Why Does “Odd” Become the New Normal at 14?
Let’s be clear: most of this “odd” behavior isn’t deliberate rebellion or a sign you’ve failed as a parent. It’s the messy, complex soundtrack to massive internal construction work happening inside your son. His brain is undergoing its most significant renovation since toddlerhood. The prefrontal cortex – the CEO responsible for impulse control, planning, and considering consequences – is the last area to fully develop (often not until his mid-20s!). Meanwhile, the emotional centers (like the amygdala) are firing on all cylinders. Imagine a high-performance car with a powerful engine but brand-new, slightly unreliable brakes – that’s the teen brain navigating daily life.
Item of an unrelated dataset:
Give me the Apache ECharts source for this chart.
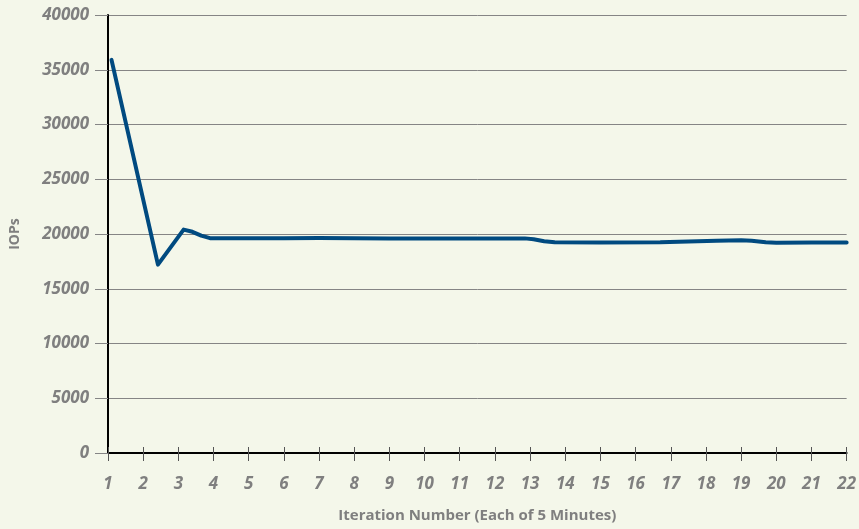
<!DOCTYPE html>
<html>
<head>
<meta charset="utf-8">
<script src="https://cdn.jsdelivr.net/npm/echarts@6/dist/echarts.min.js"></script>
<style>
  html, body { margin: 0; padding: 0; background: #f4f7ea; }
  #main { width: 859px; height: 529px; }
</style>
</head>
<body>
<div id="main"></div>
<script>
// iteration positions (x) and IOPs readings (y)
let iterX = [1.1, 2.42, 3.15, 3.4, 3.65, 3.9, 5, 6, 7, 8, 9, 10, 11, 12, 12.85, 13.1, 13.4, 13.7, 15, 16.7, 17.5, 18.3, 19.0, 19.3, 19.7, 20.0, 21, 22]
let iops = [35900, 17200, 20400, 20200, 19850, 19620, 19610, 19620, 19630, 19610, 19600, 19590, 19600, 19600, 19600, 19520, 19330, 19240, 19230, 19240, 19310, 19390, 19420, 19380, 19250, 19200, 19220, 19230]

let xMin = 1, xMax = 22
let yMin = 0, yMax = 40000, yStep = 5000

let myChart = echarts.init(document.getElementById('main'))

let labelFont = {
    color: '#7f7f7f',
    fontFamily: 'Open Sans',
    fontWeight: 'bold',
    fontStyle: 'italic',
    fontSize: 17
}

let option = {
    backgroundColor: '#f4f7ea',
    animation: false,
    grid: {
        left: 107,
        right: 11,
        top: 15,
        bottom: 76
    },
    xAxis: [{
        type: 'value',
        min: xMin,
        max: xMax,
        interval: 1,
        name: 'Iteration Number (Each of 5 Minutes)',
        nameLocation: 'middle',
        nameGap: 55,
        nameTextStyle: {
            color: '#7f7f7f',
            fontFamily: 'Open Sans',
            fontWeight: 'bold',
            fontSize: 15
        },
        axisLine: { lineStyle: { color: '#000', width: 2 } },
        axisTick: { length: 8, lineStyle: { color: '#555', width: 1 } },
        axisLabel: Object.assign({ margin: 23 }, labelFont),
        splitLine: { show: false }
    }, {
        // second axis only for the tick marks that cross into the plot
        type: 'value',
        min: xMin,
        max: xMax,
        interval: 1,
        position: 'bottom',
        axisLine: { show: false },
        axisTick: { inside: true, length: 6, lineStyle: { color: '#555', width: 1 } },
        axisLabel: { show: false },
        splitLine: { show: false }
    }],
    yAxis: {
        type: 'value',
        min: yMin,
        max: yMax,
        interval: yStep,
        name: 'IOPs',
        nameLocation: 'middle',
        nameRotate: 90,
        nameGap: 86,
        nameTextStyle: {
            color: '#7f7f7f',
            fontFamily: 'Open Sans',
            fontWeight: 'bold',
            fontSize: 14
        },
        axisLine: { show: true, lineStyle: { color: '#000', width: 2 } },
        axisTick: { show: true, length: 13, lineStyle: { color: '#858585', width: 1 } },
        axisLabel: Object.assign({ margin: 19, formatter: v => String(v) }, labelFont),
        splitLine: { show: true, lineStyle: { color: '#858585', width: 1 } }
    },
    series: [{
        type: 'line',
        data: iterX.map((x, i) => [x, iops[i]]),
        smooth: false,
        showSymbol: false,
        lineStyle: { color: '#004a80', width: 4, cap: 'round', join: 'round' },
        z: 5
    }]
}

myChart.setOption(option)
</script>
</body>
</html>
Testing Boundaries & Identity: Fourteen is prime time for figuring out “Who am I?” This often involves pushing against established rules and parental expectations. That eye-roll when you ask about his day? It might be less about you and more about him testing his independence and defining himself separate from the family unit. The sudden obsession with obscure music or fashion? That’s him trying on different identities to see what fits.
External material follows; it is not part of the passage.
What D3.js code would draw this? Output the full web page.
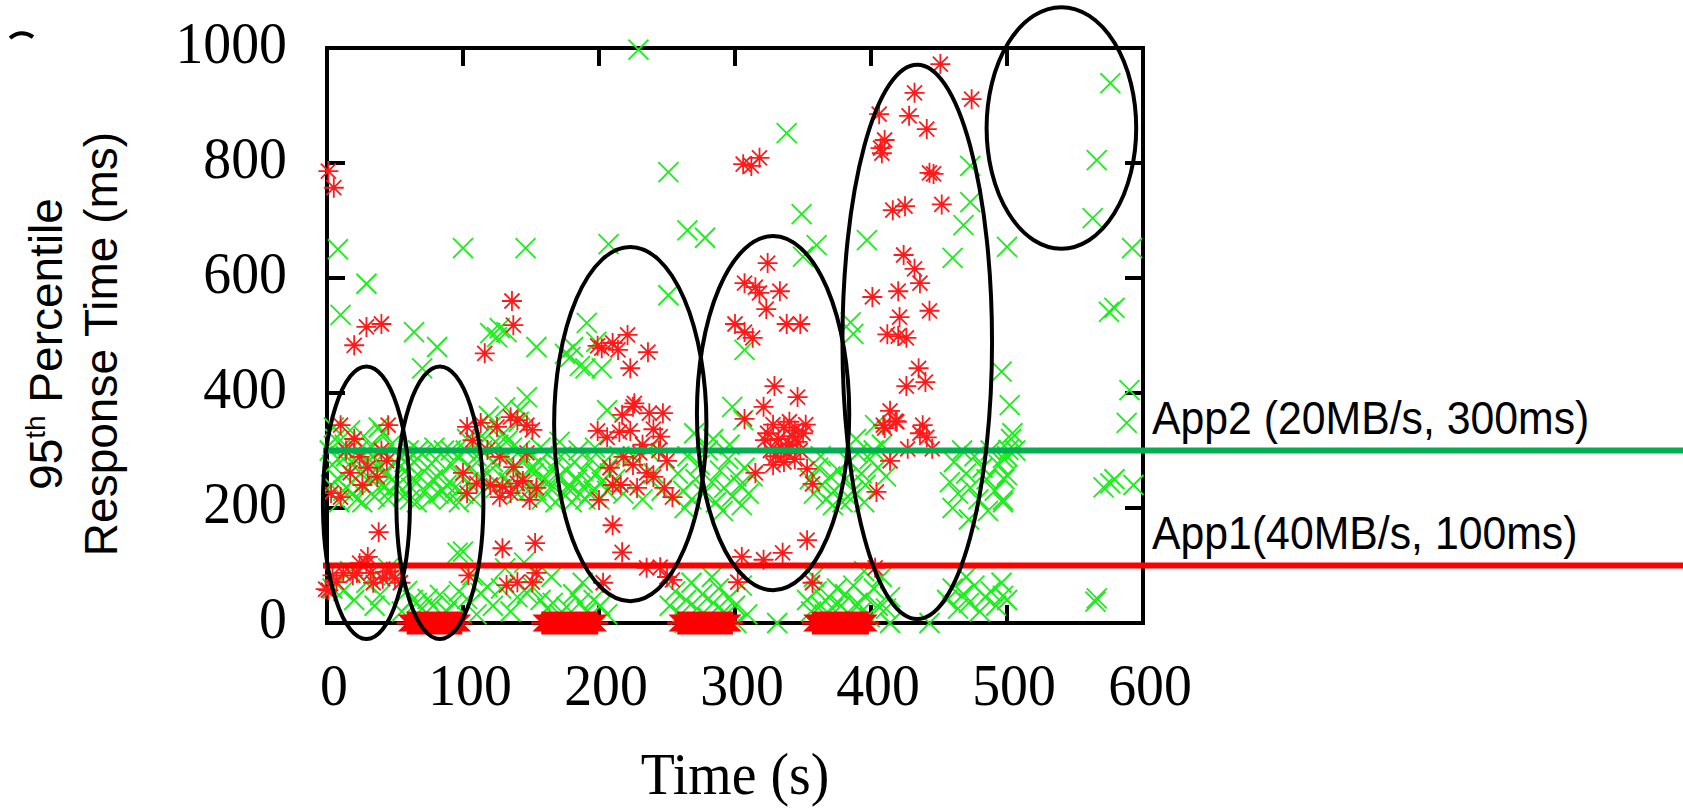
<!DOCTYPE html>
<html lang="en">
<head>
<meta charset="UTF-8">
<title>95th Percentile Response Time</title>
<style>
  body { margin: 0; background: #fff; overflow: hidden; }
  svg  { display: block; background: #fff; }
  .tick-label { font: 60px "Liberation Serif", "Times New Roman", serif; fill: #000; }
  .sans { font-family: "Liberation Sans", Arial, sans-serif; fill: #000; }
</style>
</head>
<body>
<svg id="chart" width="1683" height="809"></svg>

<script src="https://d3js.org/d3.v7.min.js"></script>
<script>
/* ---------------- Data ---------------- */
const xTicks = [0, 100, 200, 300, 400, 500, 600];
const yTicks = [0, 200, 400, 600, 800, 1000];

// App2: green crosses  [time s, response ms]
const app2Points = [
  // sparse upper points
  [229,997],[251,784],[8,650],[100,652],[146,652],[207,659],[265,683],[278,670],[29,590],[251,570],
  [338,852],[576,939],[566,805],[563,704],[592,652],[500,654],[460,635],[468,692],[473,732],[473,795],
  [397,666],[349,711],[360,657],[350,637],[575,541],[579,548],[10,536],[64,506],[81,480],[70,443],
  [120,504],[127,513],[125,497],[132,506],[154,480],[191,522],[181,480],[190,443],[202,443],[179,463],
  [175,468],[186,447],[198,489],[206,370],[147,393],[142,370],[133,318],[96,122],[307,475],[298,376],
  [306,353],[385,523],[387,503],[496,437],[502,379],[403,344],[590,405],[588,348],[576,243],[579,250],
  [593,240],[571,236],[504,330],[501,301],[497,287],[500,257],[497,214],
  // dense band 0-50 s
  [2,300],[4,275],[6,320],[8,250],[10,290],[12,230],[13,310],[15,265],[17,335],[18,245],
  [20,285],[22,215],[23,300],[25,260],[27,325],[28,235],[30,280],[32,250],[33,305],[35,220],
  [37,270],[38,340],[40,240],[42,295],[43,260],[45,215],[47,310],[48,250],[50,280],[3,240],
  [9,210],[19,225],[26,210],[34,290],[41,330],[46,230],[5,340],[14,290],[29,300],[39,275],
  // dense band 50-112 s
  [52,240],[54,290],[56,220],[58,265],[60,300],[62,235],[64,280],[66,210],[68,255],[70,295],
  [72,230],[74,270],[76,215],[78,250],[80,285],[82,225],[84,260],[86,300],[88,240],[90,215],
  [92,275],[94,235],[96,290],[98,255],[100,225],[102,300],[104,245],[106,270],[108,215],[110,290],
  [112,250],[57,280],[67,300],[79,305],[91,300],[103,320],[63,250],[85,230],[97,210],[61,215],
  // band 112-150 s
  [114,300],[116,320],[118,260],[120,340],[122,280],[124,235],[126,310],[128,255],[130,330],[132,290],
  [134,245],[136,305],[138,270],[140,225],[142,300],[144,250],[146,285],[148,230],[150,270],[119,360],
  [131,375],[141,350],
  // band 150-210 s
  [152,260],[154,230],[156,280],[158,215],[160,250],[162,295],[164,235],[166,270],[168,210],[170,255],
  [172,290],[174,225],[176,265],[178,240],[180,210],[182,280],[184,250],[186,225],[188,265],[190,215],
  [192,245],[194,285],[196,230],[198,260],[200,215],[202,245],[204,280],[206,230],[208,260],[157,305],
  [171,315],[185,300],[197,305],[163,245],[179,230],[193,225],
  [212,250],[218,225],[225,290],[232,215],[240,260],[246,230],[215,290],[236,300],
  // band 255-315 s
  [258,260],[262,230],[265,290],[268,215],[271,250],[274,275],[277,225],[280,300],[283,245],[286,210],
  [289,265],[292,235],[295,285],[298,220],[301,255],[304,240],[307,270],[310,225],[313,255],[296,310],
  [284,320],[270,330],[263,200],[291,195],[305,205],
  // band 355-415 s
  [355,250],[358,225],[361,270],[364,240],[367,215],[370,255],[373,230],[376,265],[379,210],[363,290],
  [372,205],[381,250],[384,280],[387,230],[390,295],[393,260],[396,240],[399,285],[402,300],[405,270],
  [408,310],[411,255],[385,215],[395,210],[389,320],
  // band 455-510 s
  [458,245],[461,280],[464,225],[467,300],[470,260],[473,235],[476,290],[479,215],[482,270],[485,250],
  [488,300],[491,230],[494,275],[497,210],[500,290],[503,320],[506,300],[460,200],[472,180],[486,195],
  [498,250],
  // near zero
  [4,60],[12,56],[17,90],[20,40],[29,70],[35,30],[39,49],[45,95],[49,83],[55,20],
  [59,56],[63,40],[66,35],[70,25],[74,42],[78,30],[83,49],[88,20],[93,35],[97,55],
  [103,42],[107,83],[110,15],[100,124],[113,52],[118,63],
  [122,30],[128,60],[135,20],[140,45],[147,52],[151,63],[157,40],[162,25],[166,35],[171,15],
  [176,28],[181,50],[186,35],[191,20],[196,40],[201,30],[206,15],[131,95],[145,105],[165,80],[188,70],
  [252,30],[256,55],[260,15],[264,40],[268,70],[272,25],[276,50],[280,10],[284,35],[288,60],
  [292,20],[296,45],[300,30],[305,65],[309,15],[263,0],[301,0],[283,80],
  [353,40],[356,20],[360,55],[363,30],[366,15],[369,45],[372,25],[375,60],[358,80],
  [378,30],[381,50],[384,15],[387,65],[390,35],[393,20],[396,45],[399,10],[402,60],[405,30],
  [408,80],[411,25],[414,45],[395,90],
  [456,40],[460,60],[464,25],[468,50],[472,35],[476,65],[480,20],[484,45],[488,55],[492,30],
  [496,70],[500,40],[470,80],[497,47],[565,37],[566,43],[331,0],[443,0],[414,0]
];

// App1: red asterisks  [time s, response ms]
const app1Points = [
  [1,786],[5,757],[136,560],[137,518],[116,469],[29,515],[40,520],[20,483],[38,158],
  [199,482],[202,478],[210,487],[214,475],[221,501],[236,471],[223,443],
  [226,382],[217,362],[237,365],[247,365],[225,376],[199,334],[206,323],[215,332],[223,334],[240,337],[245,324],
  [218,289],[225,275],[230,296],[235,261],[216,240],[228,235],[240,254],[210,240],[200,214],[232,310],[244,300],[208,270],
  [210,170],[217,123],[203,70],[235,96],[245,97],[250,80],[254,75],
  [129,130],[153,139],[154,87],[151,71],[140,71],[132,66],[104,83],
  [12,87],[22,87],[32,87],[44,89],[50,78],[7,71],[34,70],[24,104],[30,115],[1,57],
  [4,83],[19,83],[29,103],[46,90],[54,70],[-1,59],[41,77],
  [3,226],[10,219],[10,344],[45,344],[17,261],[37,254],[24,289],[44,282],[14,300],[30,270],[20,320],[40,300],[26,240],
  [103,341],[113,348],[125,341],[135,358],[140,353],[147,344],[151,336],[107,318],[118,301],[127,289],
  [137,271],[100,261],[110,243],[129,237],[140,243],[103,226],[135,226],[149,214],[127,219],[144,247],
  [154,235],[147,296],[120,240],
  [306,798],[312,795],[318,809],[324,626],[307,591],[315,584],[318,574],[333,577],[323,546],[300,520],
  [307,506],[313,496],[338,520],[348,520],[329,412],[321,376],[346,393],[307,355],
  [324,330],[328,345],[332,320],[336,340],[340,310],[344,335],[348,300],[326,300],[330,290],[338,295],
  [342,325],[346,315],[350,330],[334,305],[322,318],[352,345],[336,280],[344,285],[328,275],[340,350],
  [353,268],[357,242],[315,261],[250,282],[254,219],[248,235],
  [305,115],[321,110],[335,122],[353,144],[302,71],[357,70],
  [451,972],[432,922],[474,911],[406,885],[428,882],[441,859],[410,840],[407,826],[408,817],[443,783],
  [446,781],[416,718],[425,725],[452,728],[424,640],[432,616],[436,591],[401,567],[420,577],[421,532],
  [443,543],[412,502],[420,499],[426,496],[435,443],[440,419],[426,412],[414,369],[418,351],[409,344],
  [438,344],[436,330],[441,323],[427,303],[445,303],[414,282],[404,228],[403,96],[410,339],[419,350]
];

// App1 runs where the response time sits at 0 ms  [start s, end s]
const app1ZeroRuns = [[59, 99], [158, 199], [258, 298], [357, 398]];

const thresholds = [
  { label: 'App2 (20MB/s, 300ms)', value: 300, color: '#00b050' },
  { label: 'App1(40MB/s, 100ms)',  value: 100, color: '#ff0000' }
];

// annotation ellipses  [centre s, centre ms, radius s, radius ms]
const ellipses = [
  [29, 209, 32, 237], [83, 209, 32, 237], [223, 346, 56, 308],
  [328, 365, 56, 308], [434, 489, 55, 482], [540, 861, 55, 210]
];

/* ---------------- Scales ---------------- */
const W = 1683;
const x = d3.scaleLinear().domain([0, 600]).range([327, 1143]);
const y = d3.scaleLinear().domain([0, 1000]).range([623, 48]);
const TEXT_SX = 0.93;   // the figure's text is slightly narrowed

const svg = d3.select('#chart');

/* ---------------- Frame & ticks ---------------- */
svg.append('rect')
  .attr('x', x(0)).attr('y', y(1000))
  .attr('width', x(600) - x(0)).attr('height', y(0) - y(1000))
  .attr('fill', 'none').attr('stroke', '#000').attr('stroke-width', 4);

const tickG = svg.append('g').attr('stroke', '#000').attr('stroke-width', 4);
xTicks.slice(1, -1).forEach(v => {
  tickG.append('line').attr('x1', x(v)).attr('x2', x(v)).attr('y1', y(0)).attr('y2', y(0) - 18);
  tickG.append('line').attr('x1', x(v)).attr('x2', x(v)).attr('y1', y(1000)).attr('y2', y(1000) + 18);
});
yTicks.slice(1, -1).forEach(v => {
  tickG.append('line').attr('x1', x(0)).attr('x2', x(0) + 18).attr('y1', y(v)).attr('y2', y(v));
  tickG.append('line').attr('x1', x(600)).attr('x2', x(600) - 18).attr('y1', y(v)).attr('y2', y(v));
});

svg.append('g').selectAll('text')
  .data(yTicks).enter().append('text')
    .attr('class', 'tick-label')
    .attr('text-anchor', 'end')
    .attr('transform', d => `translate(287,${y(d) + 15}) scale(${TEXT_SX},1)`)
    .text(d => d);

svg.append('g').selectAll('text')
  .data(xTicks).enter().append('text')
    .attr('class', 'tick-label')
    .attr('text-anchor', 'middle')
    .attr('transform', d => `translate(${x(d) + 7},705) scale(${TEXT_SX},1)`)
    .text(d => d);

/* ---------------- Points ---------------- */
const crossPath = 'M-10,-10L10,10M-10,10L10,-10';
const starPath  = 'M-10,0H10M0,-10V10M-7.5,-7.5L7.5,7.5M-7.5,7.5L7.5,-7.5';

svg.append('g').selectAll('path')
  .data(app2Points).enter().append('path')
    .attr('d', crossPath)
    .attr('transform', d => `translate(${x(d[0])},${y(d[1])})`)
    .attr('fill', 'none').attr('stroke', '#1aee1a').attr('stroke-width', 1.8);

svg.append('g').selectAll('path')
  .data(app1Points).enter().append('path')
    .attr('d', starPath)
    .attr('transform', d => `translate(${x(d[0])},${y(d[1])})`)
    .attr('fill', 'none').attr('stroke', '#ff1a1a').attr('stroke-width', 1.8);

// runs of asterisks at 0 ms merge into one solid shape
svg.append('g').selectAll('path')
  .data(app1ZeroRuns).enter().append('path')
    .attr('d', ([s, e]) => {
      const a = x(s), b = x(e), c = y(0);
      return `M${a-10},${c-1}L${a-1},${c-1}L${a-8},${c-8}L${a},${c-8}L${a},${c-11}L${b},${c-11}` +
             `L${b},${c-8}L${b+8},${c-8}L${b+1},${c-1}L${b+10},${c-1}L${b+10},${c+1}L${b+1},${c+1}` +
             `L${b+8},${c+8}L${b},${c+8}L${b},${c+11}L${a},${c+11}L${a},${c+8}L${a-8},${c+8}` +
             `L${a-1},${c+1}L${a-10},${c+1}Z`;
    })
    .attr('fill', '#ff0000').attr('stroke', '#ff0000').attr('stroke-width', 1.2);

/* ---------------- Threshold lines ---------------- */
svg.append('g').selectAll('line')
  .data(thresholds).enter().append('line')
    .attr('x1', x(0) - 4).attr('x2', W)
    .attr('y1', d => y(d.value)).attr('y2', d => y(d.value))
    .attr('stroke', d => d.color).attr('stroke-width', 6);

svg.append('g').selectAll('text')
  .data(thresholds).enter().append('text')
    .attr('class', 'sans')
    .attr('font-size', 46)
    .attr('transform', d => `translate(1152,${y(d.value) - 17}) scale(${TEXT_SX},1)`)
    .text(d => d.label);

/* ---------------- Ellipses ---------------- */
svg.append('g').selectAll('ellipse')
  .data(ellipses).enter().append('ellipse')
    .attr('cx', d => x(d[0])).attr('cy', d => y(d[1]))
    .attr('rx', d => x(d[0] + d[2]) - x(d[0]))
    .attr('ry', d => y(d[1] - d[3]) - y(d[1]))
    .attr('fill', 'none').attr('stroke', '#000').attr('stroke-width', 4);

/* ---------------- Axis titles ---------------- */
const t1 = svg.append('text')
  .attr('class', 'sans').attr('font-size', 46)
  .attr('text-anchor', 'middle')
  .attr('transform', 'translate(62,344) rotate(-90)');
t1.append('tspan').text('95');
t1.append('tspan').attr('font-size', 28).attr('dy', -17).text('th');
t1.append('tspan').attr('dy', 17).text(' Percentile');

svg.append('text')
  .attr('class', 'sans').attr('font-size', 46)
  .attr('text-anchor', 'middle')
  .attr('transform', 'translate(117,344) rotate(-90)')
  .text('Response Time (ms)');

svg.append('text')
  .attr('class', 'tick-label')
  .attr('font-size', 56)
  .attr('text-anchor', 'middle')
  .attr('transform', `translate(735,794) scale(${TEXT_SX},1)`)
  .text('Time (s)');

// stray mark at the top-left corner of the figure
svg.append('path')
  .attr('d', 'M10,38 Q21,29 33,37')
  .attr('fill', 'none').attr('stroke', '#000').attr('stroke-width', 4);
</script>
</body>
</html>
Social Survival Mode: Peer relationships become paramount, often eclipsing family ties in importance. His brain is hyper-tuned to social acceptance and potential rejection. That intense focus on his phone? It’s likely his lifeline to his social world. Fear of embarrassment or social missteps can make him seem overly sensitive, withdrawn, or even overly performative around friends.
Physical & Hormonal Shifts: Puberty is hitting full swing. Growth spurts can cause clumsiness and exhaustion. Hormonal surges contribute significantly to mood swings – genuine physiological shifts that make emotions feel incredibly intense and sometimes uncontrollable. One minute he’s euphoric, the next he’s sulking in his room. This isn’t him being “dramatic”; his body chemistry is literally fluctuating.
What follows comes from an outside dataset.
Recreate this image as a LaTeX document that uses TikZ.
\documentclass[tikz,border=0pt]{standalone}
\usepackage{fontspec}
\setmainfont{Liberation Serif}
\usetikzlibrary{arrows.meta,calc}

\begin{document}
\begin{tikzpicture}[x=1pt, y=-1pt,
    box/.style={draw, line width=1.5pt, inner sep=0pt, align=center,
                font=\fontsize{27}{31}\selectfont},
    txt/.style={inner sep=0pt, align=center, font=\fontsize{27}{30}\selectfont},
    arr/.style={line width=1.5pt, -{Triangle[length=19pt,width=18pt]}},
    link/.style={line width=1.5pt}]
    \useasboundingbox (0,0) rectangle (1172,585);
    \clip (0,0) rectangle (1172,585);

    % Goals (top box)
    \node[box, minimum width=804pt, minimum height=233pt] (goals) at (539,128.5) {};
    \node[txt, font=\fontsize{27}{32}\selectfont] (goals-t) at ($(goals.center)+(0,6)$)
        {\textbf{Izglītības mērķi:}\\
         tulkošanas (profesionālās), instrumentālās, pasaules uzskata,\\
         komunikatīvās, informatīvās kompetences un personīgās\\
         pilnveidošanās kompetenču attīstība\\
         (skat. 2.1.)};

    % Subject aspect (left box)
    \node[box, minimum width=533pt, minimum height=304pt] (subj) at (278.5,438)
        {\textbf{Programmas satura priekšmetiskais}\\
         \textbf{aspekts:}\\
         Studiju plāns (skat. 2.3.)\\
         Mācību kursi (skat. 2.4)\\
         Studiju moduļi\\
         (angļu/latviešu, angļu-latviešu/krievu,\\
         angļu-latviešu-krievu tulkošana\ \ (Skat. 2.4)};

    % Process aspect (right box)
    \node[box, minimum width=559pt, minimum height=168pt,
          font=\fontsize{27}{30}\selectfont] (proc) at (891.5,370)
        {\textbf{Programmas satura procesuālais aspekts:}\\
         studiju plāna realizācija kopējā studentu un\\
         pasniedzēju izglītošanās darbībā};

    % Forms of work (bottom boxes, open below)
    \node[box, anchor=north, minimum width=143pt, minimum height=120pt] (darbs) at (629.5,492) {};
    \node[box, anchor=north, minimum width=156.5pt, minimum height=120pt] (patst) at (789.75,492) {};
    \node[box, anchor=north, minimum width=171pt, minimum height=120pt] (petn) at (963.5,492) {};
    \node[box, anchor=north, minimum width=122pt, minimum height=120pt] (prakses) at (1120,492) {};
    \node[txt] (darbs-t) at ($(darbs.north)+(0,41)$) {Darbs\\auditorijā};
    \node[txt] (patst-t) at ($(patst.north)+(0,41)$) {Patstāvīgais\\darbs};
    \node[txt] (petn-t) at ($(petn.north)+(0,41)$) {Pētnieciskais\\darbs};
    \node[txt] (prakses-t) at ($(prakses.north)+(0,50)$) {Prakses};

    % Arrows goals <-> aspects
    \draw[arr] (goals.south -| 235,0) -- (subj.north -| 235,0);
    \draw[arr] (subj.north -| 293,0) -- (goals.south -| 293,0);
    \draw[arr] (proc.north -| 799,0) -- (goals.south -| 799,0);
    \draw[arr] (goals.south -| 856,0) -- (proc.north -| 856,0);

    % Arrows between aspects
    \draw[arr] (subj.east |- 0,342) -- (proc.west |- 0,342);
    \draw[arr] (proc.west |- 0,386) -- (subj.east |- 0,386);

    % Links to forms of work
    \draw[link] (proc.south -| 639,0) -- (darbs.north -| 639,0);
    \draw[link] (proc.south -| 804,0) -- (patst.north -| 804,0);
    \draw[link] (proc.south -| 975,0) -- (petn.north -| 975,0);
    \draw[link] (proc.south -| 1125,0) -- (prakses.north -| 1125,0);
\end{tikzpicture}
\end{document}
Processing the World Differently: His developing brain is becoming capable of more abstract, complex, and critical thinking. He might suddenly question long-held family values, debate politics passionately (or cynically), or develop intense anxieties about global issues he previously ignored. This newfound depth can manifest as argumentativeness, cynicism, or unexpected philosophical musings that seem “odd” compared to his younger self.
Decoding Common “Odd” Behaviors:
Instead of labeling behavior as simply “odd,” try to see the developmental need or challenge behind it:
Withdrawal & Silence: He might need processing time, feel overwhelmed by social interactions or school, or simply crave privacy to figure things out. Constant chatter isn’t his default setting right now. What it might mean: “I need space to recharge,” or “I’m not sure how to talk about what I’m feeling.”
Intense Reactions (Anger/Frustration): Minor setbacks (a bad grade, losing a game, a sibling borrowing something) can trigger disproportionate outbursts. What it might mean: “My emotions feel huge and I don’t have the tools to manage them yet,” or “I feel deeply embarrassed/failure and lash out to cover it.”
Sudden Obsessions/Disinterests: That deep dive into competitive yo-yoing while abandoning the soccer team he loved? What it might mean: “I’m exploring new identities and what brings me joy, not just what I thought I should like.”
Sarcasm & “Attitude”: Often a clumsy tool for asserting independence, testing boundaries, or masking insecurity. What it might mean: “I need you to see me as more grown-up,” or “I feel awkward and this is my defense mechanism.”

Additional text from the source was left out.